El mismo año de la publicación de Páramo, 1599, apareció la más famosa enciclopedia sobre brujería y magia, obra del jesuita Martín del Río. Allí se trata expresamente de semejantes metamorfosis, añadiendo: «No es de extrañar que si sufren alguna herida en el cuerpo ferino, después aparezcan lastimados de verdad en sus miembros humanos correspondientes». El éxito animó al autor a una nueva edición corregida y aumentada con casos tan ciertos como el mío de Buya o el de Garazi según Azkue. El primero de todos, uno recién publicado por otro inquisidor dominico italiano muy famoso, fray Bartolomé Spina, como sucedido en Ferrara:
«De esta aparente conversión de las brujas en gatas, he aquí lo que bajo juramento judicial me aseguró en esta misma ciudad otro testigo, de nombre Felipe, de oficio zapatero remendón:
–Hace tres meses mi mujer y yo vimos aproximarse a nuestro hijito enfermo una gataza enorme, por nosotros nunca vista. Muertos de miedo, la espantamos una y otras vez. Hasta que aburridos cerramos la puerta, y yo a palos detrás de la gata, de una lado para otro, hasta que la obligué a saltar desde una ventana alta, por donde la vimos en el suelo maltrecha en todo su cuerpo. Pues bien, desde entonces la bruja en cuestión estuvo encamada, magullada en todo su cuerpo.»

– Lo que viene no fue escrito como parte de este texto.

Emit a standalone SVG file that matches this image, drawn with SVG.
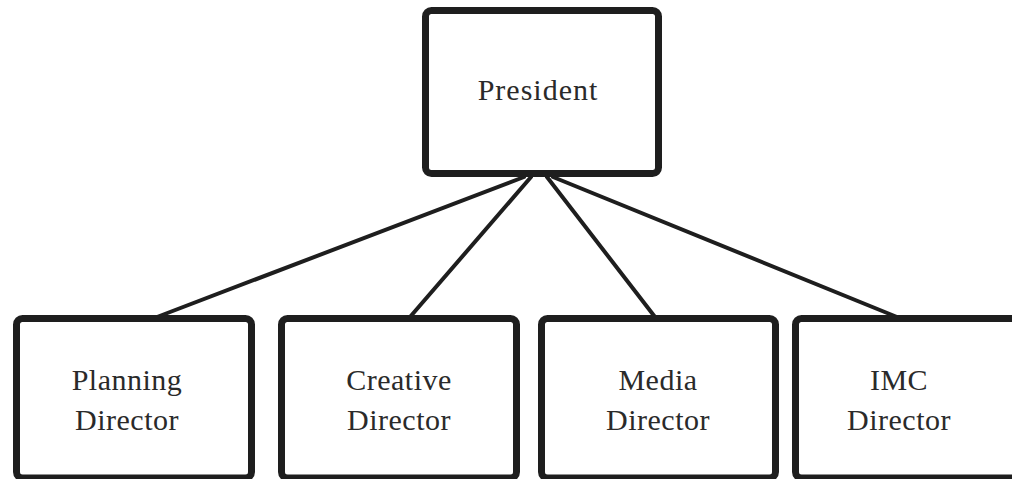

Muchas, muchísimas brujas fueron a la pira por motivos y pruebas de ese mismo cuño. En el caso de la Catillón, según la investigación seria, todo habla a favor de que no era auténtica bruja, y que en definitiva fue cabeza de turco (o de turca) para encubrir delitos más prosaicos entre personas de cuenta en la comarca, incluido el propio juez monsieur Beato Nicolás. Menos mal que, si algún error humano se cuela –porque errare humanum est-, con un poco de suerte hay un doctorando moderno que lo pone en claro. Y entonces se rehabilita, y a otra cosa.
Cuando en el fondo, rehabilitar hoy a una bruja quemada antaño es tan ridículo como rehabilitar a Giordano Bruno, o a Galileo.